Dear Scotland - A Love Letter from the American Diaspora
As you approach your momentous vote for or against independence from Great Britain, I wanted to assure you of the support of Scottish-Americans for you no matter what your choice will be. I want to be specific. I pledge to you, on behalf, of the American diaspora, that the following behaviors will continue indefinitely:
- We will continue to unsuccessfully imitate a Scottish accent, usually ending up somewhere in between “Russian” and “Pirate.”
- We will use said “Accent” to tell “Scottish Jokes,” of which precisely 78.2% include humor based on the presence or absence of underwear underneath a kilt.
- We will continue to listen to “Scottish Music,” of which precisely 42.5% is actually Irish, and the remainder will be about whiskey, shipwrecks, fornication, and/or the presence or absence of underwear underneath a kilt.
- We will continue to wear kilts every chance we get. They will include some registered tartans. Our “purists” will sniff and snort and throw the word “authenticity” around about these. They will also include a bewildering array of plaids, solids, and even polka dots. The presence or absence of underwear underneath them will be a matter of fierce debate.
- When we wear the kilt, we will either be fussy and precise according to various disagreeing rules, or we will go absolutely stark raving bonkers. We will wear them with “Prince Charlie” jackets, T-Shirts, pirate boots, and possibly all three at once.

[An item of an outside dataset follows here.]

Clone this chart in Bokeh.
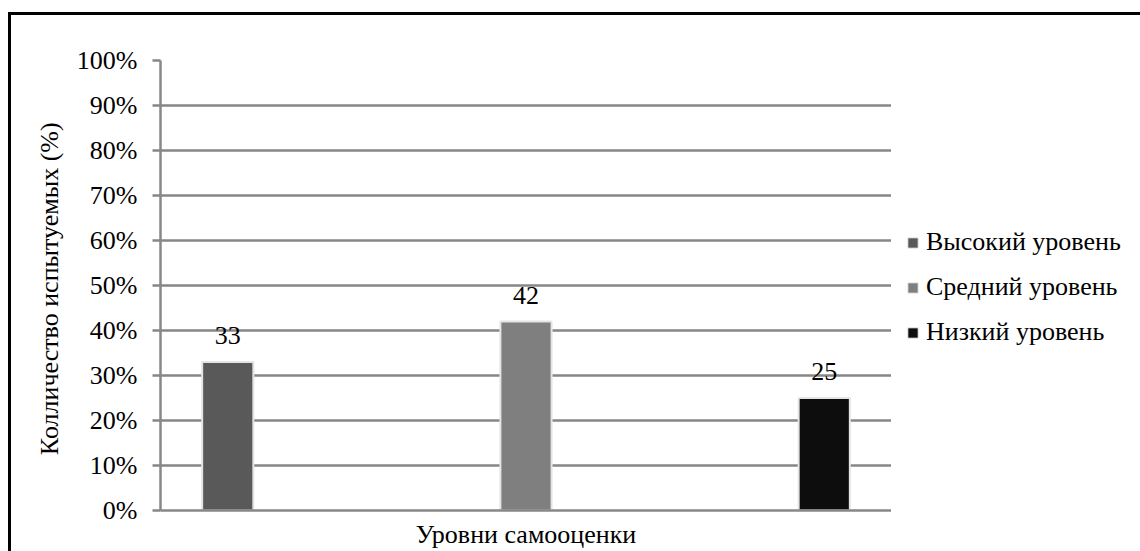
from bokeh.plotting import figure
from bokeh.layouts import row
from bokeh.models import (FactorRange, Legend, LegendItem, LabelSet,
                          ColumnDataSource, PrintfTickFormatter, FixedTicker)
from bokeh.transform import dodge
from bokeh.embed import file_html
from bokeh.resources import INLINE

# ---- data ----
categories = ["Уровни самооценки"]
series = ["Высокий уровень", "Средний уровень", "Низкий уровень"]
values = [33, 42, 25]
colors = ["#595959", "#7f7f7f", "#0d0d0d"]
y_ticks = [0, 10, 20, 30, 40, 50, 60, 70, 80, 90, 100]
y_title = "Колличество испытуемых  (%)"

FONT = "'Liberation Serif', 'Times New Roman', 'DejaVu Serif', serif"
FS = "26px"
GRID = "#878787"

W, H = 1129, 536
FL, FT, FR, FB = 149, 45, 880, 495   # frame edges in canvas px

p = figure(x_range=FactorRange(factors=categories, range_padding=0),
           y_range=(0, 100), width=FR, height=H,
           output_backend="svg", toolbar_location=None,
           min_border_left=FL, min_border_top=FT,
           min_border_right=0, min_border_bottom=H - FB)
p.outline_line_color = None
p.background_fill_color = "white"
p.border_fill_color = "white"

# grid
p.xgrid.grid_line_color = None
p.ygrid.grid_line_color = GRID
p.ygrid.grid_line_width = 2.5
p.ygrid.ticker = FixedTicker(ticks=y_ticks)

# y axis
p.yaxis.ticker = FixedTicker(ticks=y_ticks)
p.yaxis.formatter = PrintfTickFormatter(format="%d%%")
p.yaxis.axis_line_color = GRID
p.yaxis.axis_line_width = 2.5
p.yaxis.major_tick_line_color = GRID
p.yaxis.major_tick_line_width = 2.5
p.yaxis.major_tick_out = 8
p.yaxis.major_tick_in = 0
p.yaxis.minor_tick_line_color = None
p.yaxis.major_label_standoff = 15
p.yaxis.major_label_text_font = FONT
p.yaxis.major_label_text_font_size = FS
p.yaxis.major_label_text_color = "black"
p.yaxis.axis_label = y_title
p.yaxis.axis_label_text_font = FONT
p.yaxis.axis_label_text_font_size = FS
p.yaxis.axis_label_text_font_style = "normal"
p.yaxis.axis_label_text_color = "black"
p.yaxis.axis_label_standoff = 10

# x axis
p.xaxis.axis_line_color = GRID
p.xaxis.axis_line_width = 2.5
p.xaxis.major_tick_line_color = None
p.xaxis.minor_tick_line_color = None
p.xaxis.major_tick_out = 0
p.xaxis.major_label_standoff = 9
p.xaxis.major_label_text_font = FONT
p.xaxis.major_label_text_font_size = FS
p.xaxis.major_label_text_color = "black"

# legend panel as its own figure (no axes), placed to the right
lf = figure(width=W - FR, height=H, x_range=(0, 1), y_range=(0, 1),
            x_axis_type=None, y_axis_type=None,
            output_backend="svg", toolbar_location=None,
            min_border_left=0, min_border_right=0,
            min_border_top=0, min_border_bottom=0)
lf.outline_line_color = None
lf.background_fill_color = "white"
lf.border_fill_color = "white"
lf.xgrid.grid_line_color = None
lf.ygrid.grid_line_color = None

NAN = float("nan")

# bars
n = len(series)
spread = 0.408
bar_w = 0.07
items = []
for i, (name, val, col) in enumerate(zip(series, values, colors)):
    off = (i - (n - 1) / 2) * spread
    src = ColumnDataSource(dict(cat=categories, val=[val], txt=[str(val)]))
    p.vbar(x=dodge("cat", off, range=p.x_range), top="val", width=bar_w,
           bottom=0, source=src, fill_color=col,
           line_color="#e4e4e4", line_width=2)
    lbl = LabelSet(x=dodge("cat", off, range=p.x_range), y="val", text="txt",
                   source=src, y_offset=18, text_align="center",
                   text_baseline="alphabetic", text_font=FONT,
                   text_font_size=FS, text_color="black")
    p.add_layout(lbl)
    # legend swatch only (nothing plotted)
    r = lf.vbar(x=[NAN], top=[NAN], bottom=[NAN], width=0.1,
                fill_color=col, line_color="#eeeeee", line_width=1)
    items.append(LegendItem(label=name, renderers=[r]))

legend = Legend(items=items, location=(15, 163), orientation="vertical")
legend.label_text_font = FONT
legend.label_text_font_size = FS
legend.label_text_color = "black"
legend.glyph_width = 13
legend.glyph_height = 13
legend.label_standoff = 7
legend.spacing = 15
legend.margin = 0
legend.padding = 9
legend.border_line_color = None
legend.background_fill_alpha = 0
lf.add_layout(legend)

layout = row(p, lf)
layout.margin = (12, 0, 0, 8)
layout.styles = {"border-top": "3px solid black", "border-left": "3px solid black"}

open("out.html", "w").write(file_html(layout, INLINE))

- When wearing the kilt, we will carry more cutlery than the entire Black Watch. This will include some very impractical dirks, various reproductions from the Noble Collection, and katanas, because, you know, Highlander.
- Steampunk in kilts.
- When we come to visit, we will continually ask why no one is wearing a kilt, why no one is playing bagpipes, and where we can get some “good haggis.” Grin wanly and point us to “McTavish’s House of Haggis” in the tourist district.
- Upon arriving, our women folk will be inquiring about druids and asking directions to Craigh na Dun. Humor this. You have much to gain.
- When we return to America, we will complain at the next Highland Games how “Un-Scottish” Scotland is.
- As an Scottish-American Episcopalian, I personally promise to continue to maintain how incredibly Scottish we are, while desperately trying to ignore the Presbyterians down the street.
Scotland the Brave, we will still love our idealized version of you no matter how you vote.